Much of the hysteria around Pegasus and the dividend rises out of a massive misunderstanding of the mechanics of short-selling and dividend payments in general.

Pegasus is trying to create two classes of shareholders out of the same class of common stock. One which has entitlement to the warrant, and one which does not. This is likely to be problematic. A single class of common stock must be treated as a single class.

Furthermore. both stock and derivative instruments such as options and warrants (which are options by another name) are fungible. As such, it does not (and should not) matter exactly which particular share of stock one owns, nor from whom one purchased it, whether a long seller or a short seller.

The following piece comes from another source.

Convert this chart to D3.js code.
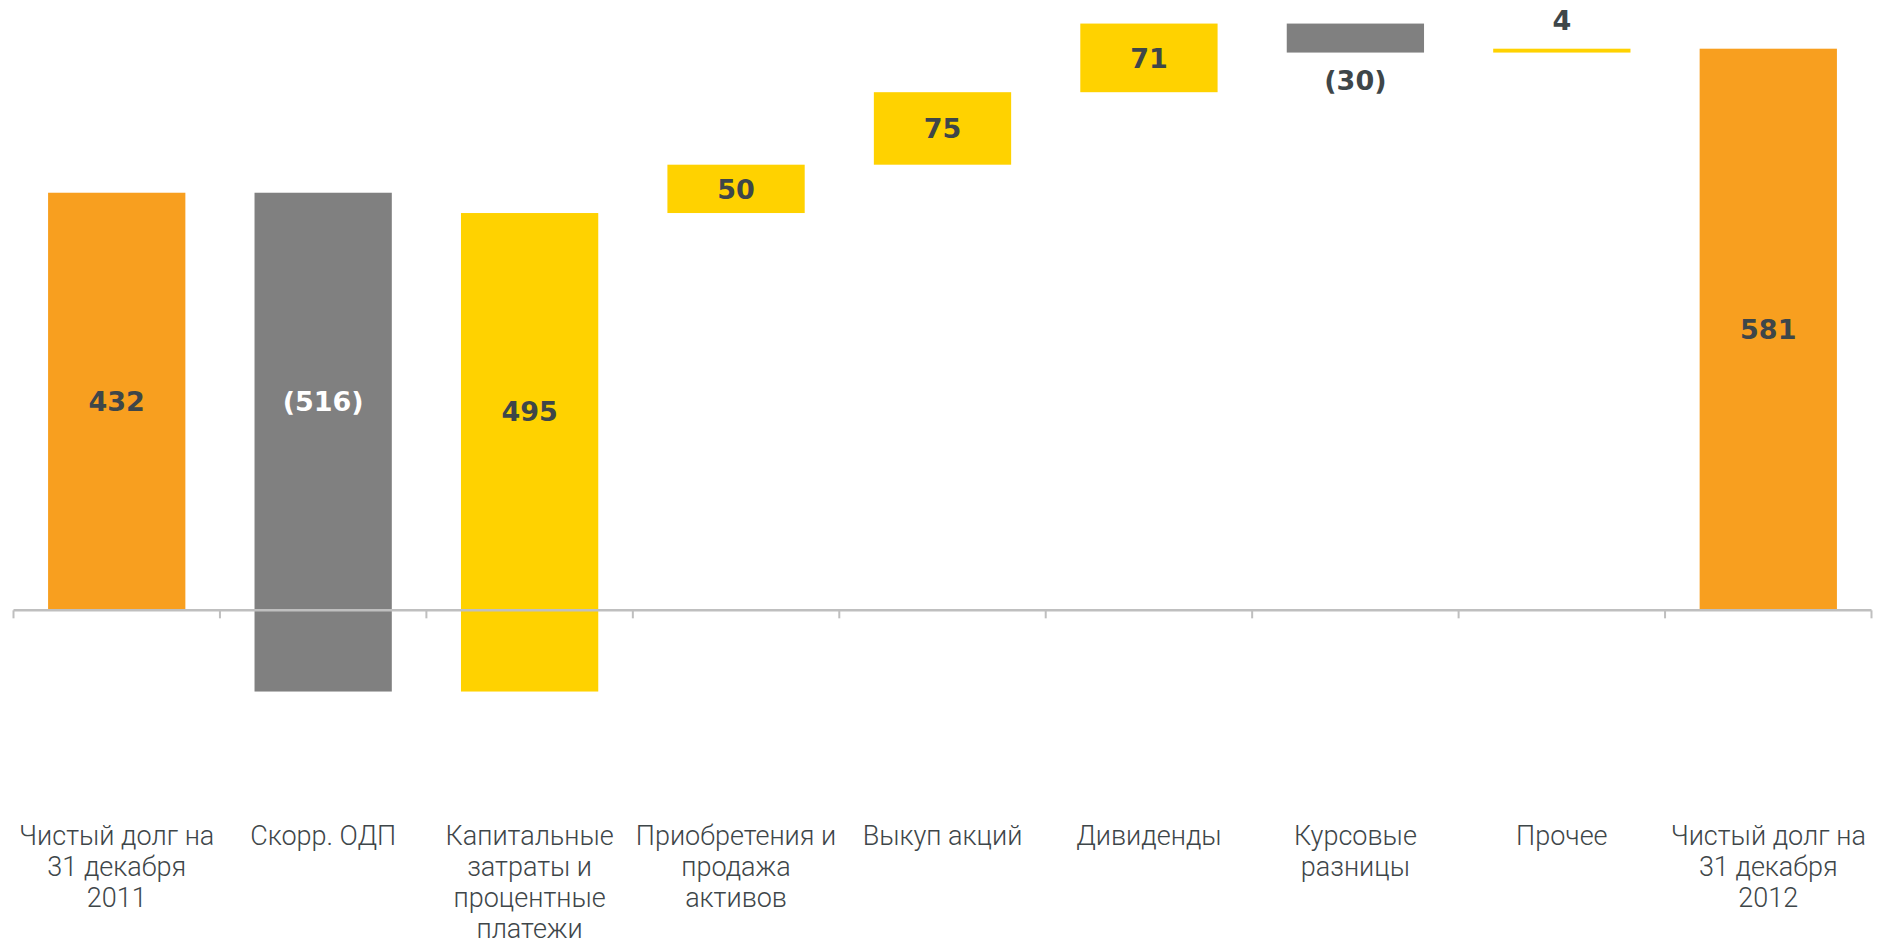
<!DOCTYPE html>
<html>
<head>
<meta charset="utf-8">
<script src="https://cdn.jsdelivr.net/npm/d3@7"></script>
<style>
  html, body { margin: 0; padding: 0; background: #fff; }
  svg { display: block; }
</style>
</head>
<body>
<svg></svg>
<script>
const width = 1883;
const height = 944;

// categories, one entry per bar (lines as wrapped in the original)
const categories = [
  ['Чистый долг на', '31 декабря', '2011'],
  ['Скорр. ОДП'],
  ['Капитальные', 'затраты и', 'процентные', 'платежи'],
  ['Приобретения и', 'продажа', 'активов'],
  ['Выкуп акций'],
  ['Дивиденды'],
  ['Курсовые', 'разницы'],
  ['Прочее'],
  ['Чистый долг на', '31 декабря', '2012']
];
const values = [432, -516, 495, 50, 75, 71, -30, 4, 581];
const isTotal = [true, false, false, false, false, false, false, false, true];

const orange = '#F89F1F';
const yellow = '#FFD200';
const grey = '#808080';
const textColor = '#3E4649';

// running totals -> start / end of each bar
let run = 0;
const bars = values.map((v, i) => {
    let y0, y1;
    if (isTotal[i]) { y0 = 0; y1 = v; run = v; }
    else { y0 = run; y1 = run + v; run = y1; }
    return { i, value: v, y0, y1, total: isTotal[i] };
});

const svg = d3.select('svg')
    .attr('width', width)
    .attr('height', height);

const xScale = d3.scaleBand()
    .domain(d3.range(categories.length))
    .range([13.5, 1871.5])
    .paddingInner(0.335)
    .paddingOuter(0.1675);

const yScale = d3.scaleLinear()
    .domain([-100, 620])
    .range([707, 11]);

// bars
svg.append('g')
    .selectAll('rect')
    .data(bars)
    .enter()
    .append('rect')
        .attr('x', d => xScale(d.i))
        .attr('width', xScale.bandwidth())
        .attr('y', d => yScale(Math.max(d.y0, d.y1)))
        .attr('height', d => Math.abs(yScale(d.y0) - yScale(d.y1)))
        .attr('fill', d => d.total ? orange : (d.value < 0 ? grey : yellow));

// axis line with ticks at band edges
const step = xScale.step();
const edges = d3.range(categories.length + 1)
    .map(k => xScale(0) - step * xScale.paddingInner() / 2 + k * step);
const axisG = svg.append('g');
axisG.append('line')
    .attr('x1', edges[0]).attr('x2', edges[edges.length - 1])
    .attr('y1', yScale(0)).attr('y2', yScale(0))
    .attr('stroke', '#BFBFBF')
    .attr('stroke-width', 2.5);
axisG.selectAll('.tick')
    .data(edges)
    .enter()
    .append('line')
        .attr('x1', d => d).attr('x2', d => d)
        .attr('y1', yScale(0)).attr('y2', yScale(0) + 8)
        .attr('stroke', '#BFBFBF')
        .attr('stroke-width', 2);

// value labels
svg.append('g')
    .selectAll('text')
    .data(bars)
    .enter()
    .append('text')
        .attr('x', d => xScale(d.i) + xScale.bandwidth() / 2)
        .attr('y', d => {
            const top = Math.max(d.y0, d.y1);
            const bottom = Math.min(d.y0, d.y1);
            const h = yScale(bottom) - yScale(top);
            if (h < 35) {
                // small bar: label outside
                return d.value < 0 ? yScale(bottom) + 28 : yScale(top) - 28;
            }
            const visBottom = Math.max(bottom, 0);
            return (yScale(top) + yScale(visBottom)) / 2;
        })
        .attr('dy', '0.36em')
        .style('text-anchor', 'middle')
        .style('font-family', '"DejaVu Sans", sans-serif')
        .style('font-weight', 'bold')
        .style('font-size', '27px')
        .attr('fill', d => (!d.total && d.value < 0 && Math.abs(yScale(d.y0) - yScale(d.y1)) >= 35) ? '#FFFFFF' : textColor)
        .text(d => d.value < 0 ? `(${-d.value})` : `${d.value}`);

// category labels
const catG = svg.append('g')
    .selectAll('text')
    .data(categories)
    .enter()
    .append('text')
        .attr('x', (d, i) => xScale(i) + xScale.bandwidth() / 2)
        .attr('y', 845)
        .style('text-anchor', 'middle')
        .style('font-family', 'Roboto, sans-serif')
        .style('font-weight', 300)
        .style('font-size', '27px')
        .attr('fill', textColor);

catG.selectAll('tspan')
    .data(d => d)
    .enter()
    .append('tspan')
        .attr('x', function () { return d3.select(this.parentNode).attr('x'); })
        .attr('dy', (d, i) => i === 0 ? 0 : 31)
        .text(d => d);
</script>
</body>
</html>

If one is short a share of stock, you are responsible to pay any and all dividends (including spin outs, etc) to the purchaser. This is true regardless of the type of dividend.

For all types of dividends and corporate actions it is the short-seller who is responsible for paying the dividend (or the cash or shares of an acquiring company, etc) to the purchaser. It is not the responsibility of the company.

This is the reason why the buyer of stock may see on his end of year tax statements the entry "Payment in lieu of dividends." That line indicates that the payment he recieved came from the short-seller and not from the company itself.

Pegasus' dividend is no different. The noise and general ruckus they are throwing up around it, however, is quite unusual. It is likely an attempt to obfuscate the company's many, serious, and recently publicized, fundamental problems.